Some of the most meaningful moments emerged through these exchanges. Colleagues from the Center for Disaster Philanthropy visited the region to engage directly with local organizations and understand their work firsthand. GlobalGiving helped bring international attention to the experiences and insights of our partners. These opportunities were not simply about fundraising; they were about creating pathways for local organizations to be seen, heard, and recognized as leaders in their own right.
What emerged was more than a collection of grants or projects. It was a growing network of relationships, trust, and shared learning. Organizations that had spent years responding to extraordinary challenges found themselves increasingly connected to a wider community of supporters, practitioners, and funders. In many cases, these relationships outlasted individual grants and opened doors to new forms of collaboration.

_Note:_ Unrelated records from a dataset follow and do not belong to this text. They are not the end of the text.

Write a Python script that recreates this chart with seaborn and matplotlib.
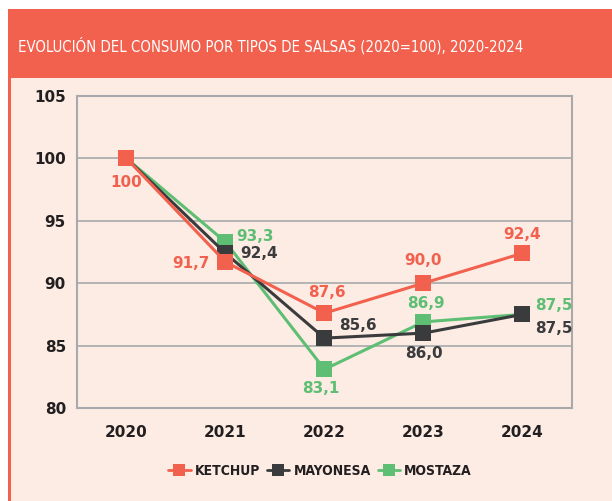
import matplotlib
matplotlib.use("Agg")
import matplotlib.pyplot as plt
import matplotlib.patches as mpatches
from matplotlib.lines import Line2D
import seaborn as sns

years = [2020, 2021, 2022, 2023, 2024]
ketchup = [100, 91.7, 87.6, 90.0, 92.4]
mayonesa = [100, 92.4, 85.6, 86.0, 87.5]
mostaza = [100, 93.3, 83.1, 86.9, 87.5]
series_names = ["KETCHUP", "MAYONESA", "MOSTAZA"]
yticks = [80, 85, 90, 95, 100, 105]

title = "EVOLUCIÓN DEL CONSUMO POR TIPOS DE SALSAS (2020=100), 2020-2024"

red = "#F2604E"
dark = "#3A3B3D"
green = "#5DBE74"
pink = "#FDECE4"
grey = "#A7A9AC"
txt = "#231F20"
colors = {"KETCHUP": red, "MAYONESA": dark, "MOSTAZA": green}
values = {"KETCHUP": ketchup, "MAYONESA": mayonesa, "MOSTAZA": mostaza}

# label offsets in pixels (dx, dy, ha), None = no label
offsets = {
    "KETCHUP": [(0, -24, "center"), (-16, -2, "right"), (2, 21, "center"), (0, 23, "center"), (0, 19, "center")],
    "MAYONESA": [None, (15, 0, "left"), (15, 13, "left"), (0, -20, "center"), (13, -14, "left")],
    "MOSTAZA": [None, (11, 6, "left"), (-4, -19, "center"), (2, 18, "center"), (13, 9, "left")],
}

sns.set_style("white")
fig = plt.figure(figsize=(6.12, 5.01), dpi=100)
fig.patch.set_facecolor("white")
renderer = fig.canvas.get_renderer()

W, H = 612, 501
# pink panel + red banner + red left border
fig.add_artist(mpatches.Rectangle((9 / W, 0), 1, 1 - 78 / H, transform=fig.transFigure,
                                  facecolor=pink, edgecolor="none", zorder=0))
fig.add_artist(mpatches.Rectangle((8 / W, 1 - 78 / H), 1, 69 / H, transform=fig.transFigure,
                                  facecolor=red, edgecolor="none", zorder=0))
fig.add_artist(mpatches.Rectangle((8 / W, 0), 3 / W, 1 - 78 / H, transform=fig.transFigure,
                                  facecolor=red, edgecolor="none", zorder=0))

t = fig.text(18 / W, 1 - 46 / H, title, color="white", fontsize=12.5,
             family="DejaVu Sans", fontstretch="condensed", va="center", ha="left")
# squeeze the title so it spans like the reference (~502 px)
w = t.get_window_extent(renderer).width
if w > 502:
    t.set_fontsize(12.5 * 502 / w)

ax = fig.add_axes([77 / W, 1 - 408 / H, 495 / W, 312 / H])
ax.set_facecolor(pink)

# draw in reverse so ketchup sits on top
for name in reversed(series_names):
    sns.lineplot(x=years, y=values[name], ax=ax, color=colors[name], marker="s",
                 markersize=11, markeredgewidth=0, linewidth=2.2, label=name, legend=False)

for name in series_names:
    for i, (yr, v) in enumerate(zip(years, values[name])):
        off = offsets[name][i]
        if off is None:
            continue
        lab = "100" if v == 100 else f"{v:.1f}".replace(".", ",")
        ax.annotate(lab, (yr, v), xytext=(off[0], off[1]), textcoords="offset pixels",
                    ha=off[2], va="center", color=colors[name], fontsize=11,
                    fontweight="bold", family="DejaVu Sans", zorder=5)

ax.set_xlim(2019.5, 2024.5)
ax.set_ylim(80, 105)
ax.set_xticks(years)
ax.set_yticks(yticks)
ax.set_xticklabels([str(y) for y in years])
ax.tick_params(axis="both", length=0, labelsize=11, labelcolor=txt)
ax.tick_params(axis="y", pad=8)
ax.tick_params(axis="x", pad=12)
for lab in ax.get_xticklabels() + ax.get_yticklabels():
    lab.set_fontweight("bold")
ax.grid(axis="y", color=grey, linewidth=1.2)
ax.set_axisbelow(True)
for sp in ax.spines.values():
    sp.set_color(grey)
    sp.set_linewidth(1.5)
ax.set_xlabel("")
ax.set_ylabel("")

handles = [Line2D([], [], color=colors[n], marker="s", markersize=9, markeredgewidth=0, linewidth=2)
           for n in series_names]
leg = fig.legend(handles, series_names, loc="center", bbox_to_anchor=(320 / W, 1 - 471 / H),
                 ncol=3, frameon=False, handlelength=1.6, handletextpad=0.3, columnspacing=0.5,
                 prop={"family": "DejaVu Sans", "stretch": "condensed", "weight": "bold", "size": 10})
for tx in leg.get_texts():
    tx.set_color(txt)

fig.savefig("out.png", dpi=100, facecolor=fig.get_facecolor())
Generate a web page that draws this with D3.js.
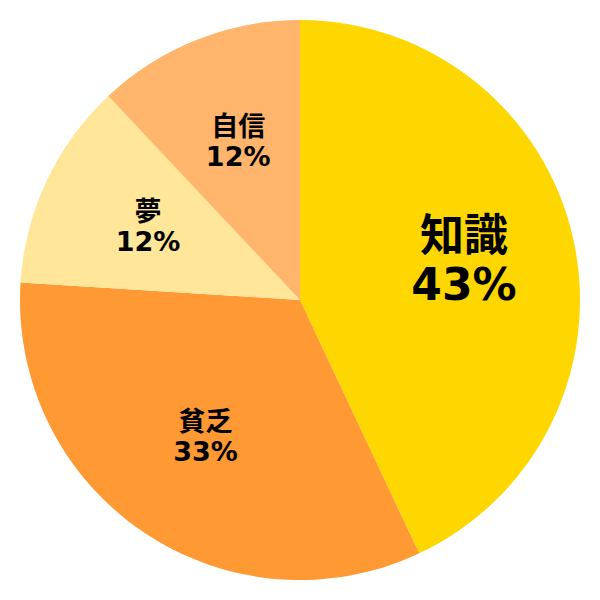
<!DOCTYPE html>
<html>
<head>
<meta charset="utf-8">
<script src="https://cdn.jsdelivr.net/npm/d3@7"></script>
<style>
  html, body { margin: 0; padding: 0; background: #fff; }
  svg { display: block; }
  text { font-family: "DejaVu Sans", "Noto Sans CJK JP", sans-serif; font-weight: bold; fill: #000; }
</style>
</head>
<body>
<svg id="chart" width="600" height="600"></svg>
<script>
// Slices, clockwise from 12 o'clock
const labels = ["知識", "貧乏", "夢", "自信"];
const values = [43, 33, 12, 12];
const colors = ["#FFD700", "#FF9933", "#FFE699", "#FFB56B"];
// Larger type for the leading slice
const fontSizes = [44, 27, 27, 27];

const width = 600, height = 600;
const radius = 280;
const labelRadius = 168;

const data = labels.map((label, i) => ({ label, value: values[i], color: colors[i], size: fontSizes[i] }));

const svg = d3.select("#chart");
const g = svg.append("g").attr("transform", `translate(${width / 2},${height / 2})`);

const pie = d3.pie().value(d => d.value).sort(null);
const arc = d3.arc().innerRadius(0).outerRadius(radius);
const labelArc = d3.arc().innerRadius(labelRadius).outerRadius(labelRadius);

const arcs = pie(data);

g.selectAll("path.slice")
  .data(arcs)
  .join("path")
  .attr("class", "slice")
  .attr("d", arc)
  .attr("fill", d => d.data.color);

const lbl = g.selectAll("g.label")
  .data(arcs)
  .join("g")
  .attr("class", "label")
  .attr("transform", d => `translate(${labelArc.centroid(d)})`);

lbl.append("text")
  .attr("text-anchor", "middle")
  .attr("dominant-baseline", "central")
  .attr("y", d => -d.data.size * 0.64)
  .attr("font-size", d => d.data.size)
  .text(d => d.data.label);

lbl.append("text")
  .attr("text-anchor", "middle")
  .attr("dominant-baseline", "central")
  .attr("y", d => d.data.size * 0.48)
  .attr("font-size", d => d.data.size)
  .text(d => d.data.value + "%");
</script>
</body>
</html>
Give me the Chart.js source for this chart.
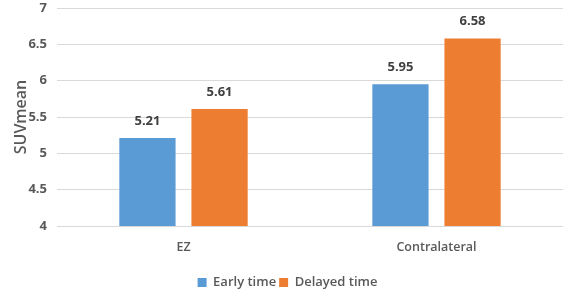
<!DOCTYPE html>
<html>
<head>
<meta charset="utf-8">
<script src="https://cdn.jsdelivr.net/npm/chart.js@4.4.0/dist/chart.umd.min.js"></script>
<style>
html,body{margin:0;padding:0;background:#fff;}
#wrap{width:567px;height:292px;position:relative;}
</style>
</head>
<body>
<div id="wrap"><canvas id="c"></canvas></div>
<script>
const categories = ["EZ", "Contralateral"];
const earlyTime = [5.21, 5.95];
const delayedTime = [5.61, 6.58];
const seriesNames = ["Early time", "Delayed time"];
const yTicks = [4, 4.5, 5, 5.5, 6, 6.5, 7];

const FONT = "'Open Sans', 'Liberation Sans', sans-serif";
const GREY = "#595959";

const valueLabels = {
  id: "valueLabels",
  afterDatasetsDraw(chart) {
    const ctx = chart.ctx;
    ctx.save();
    ctx.font = "bold 13px " + FONT;
    ctx.fillStyle = "#404040";
    ctx.textAlign = "center";
    ctx.textBaseline = "middle";
    chart.data.datasets.forEach((ds, i) => {
      chart.getDatasetMeta(i).data.forEach((el, j) => {
        ctx.fillText(ds.data[j].toFixed(2), el.x, el.y - 17);
      });
    });
    ctx.restore();
  }
};

new Chart(document.getElementById("c"), {
  type: "bar",
  data: {
    labels: categories,
    datasets: [
      { label: seriesNames[0], data: earlyTime, backgroundColor: "#5B9BD5",
        barPercentage: 0.78, categoryPercentage: 0.57 },
      { label: seriesNames[1], data: delayedTime, backgroundColor: "#ED7D31",
        barPercentage: 0.78, categoryPercentage: 0.57 }
    ]
  },
  options: {
    responsive: true,
    maintainAspectRatio: false,
    animation: false,
    layout: { padding: { left: 12, right: 4, top: 8, bottom: -7 } },
    plugins: {
      legend: {
        position: "bottom",
        labels: {
          boxWidth: 9, boxHeight: 9, padding: 3,
          color: GREY,
          font: { family: FONT, size: 13, weight: "600" }
        }
      },
      tooltip: { enabled: false }
    },
    scales: {
      x: {
        grid: { display: false, drawTicks: false },
        border: { display: false },
        afterFit(scale) { scale.height = 47; },
        ticks: { color: GREY, padding: 14, font: { family: FONT, size: 12.5, weight: "600" } }
      },
      y: {
        min: 4, max: 7,
        afterBuildTicks(scale) { scale.ticks = yTicks.map(v => ({ value: v })); },
        afterFit(scale) { scale.width = 45; scale.paddingTop = 0; scale.paddingBottom = 0; },
        grid: { color: "#d9d9d9", drawTicks: false, lineWidth: 1 },
        border: { display: false },
        ticks: { color: GREY, padding: 10, font: { family: FONT, size: 13, weight: "bold" },
                 callback: v => String(v) },
        title: { display: true, text: "SUVmean", color: GREY, padding: 0,
                 font: { family: FONT, size: 16, weight: "600" } }
      }
    }
  },
  plugins: [valueLabels]
});
</script>
</body>
</html>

Recovery ecosystems do not emerge automatically. They are built through relationships, trust, shared learning, and investments that help local organizations become visible, connected, and equipped to engage with a broader community of supporters. When this happens, recovery becomes more than rebuilding what was lost; it becomes the foundation for stronger, more resilient communities capable of navigating what comes next.
Organizations that were once viewed primarily as recipients of assistance are increasingly recognized as sources of expertise and insight. Their experiences offer valuable lessons not only for Türkiye but for disaster recovery efforts around the world.
Disaster recovery is often discussed in terms of reconstruction, funding, and infrastructure. These are critical components of the process. Yet recovery is also about people, institutions, and the systems that allow communities to adapt and move forward.
Three years after the earthquakes, the most important lesson may be this: recovery is ultimately shaped by the people and institutions that remain long after the emergency phase has passed. When local organizations have the resources, relationships, and confidence to lead, recovery becomes more than a return to what existed before. It becomes an opportunity to build something stronger.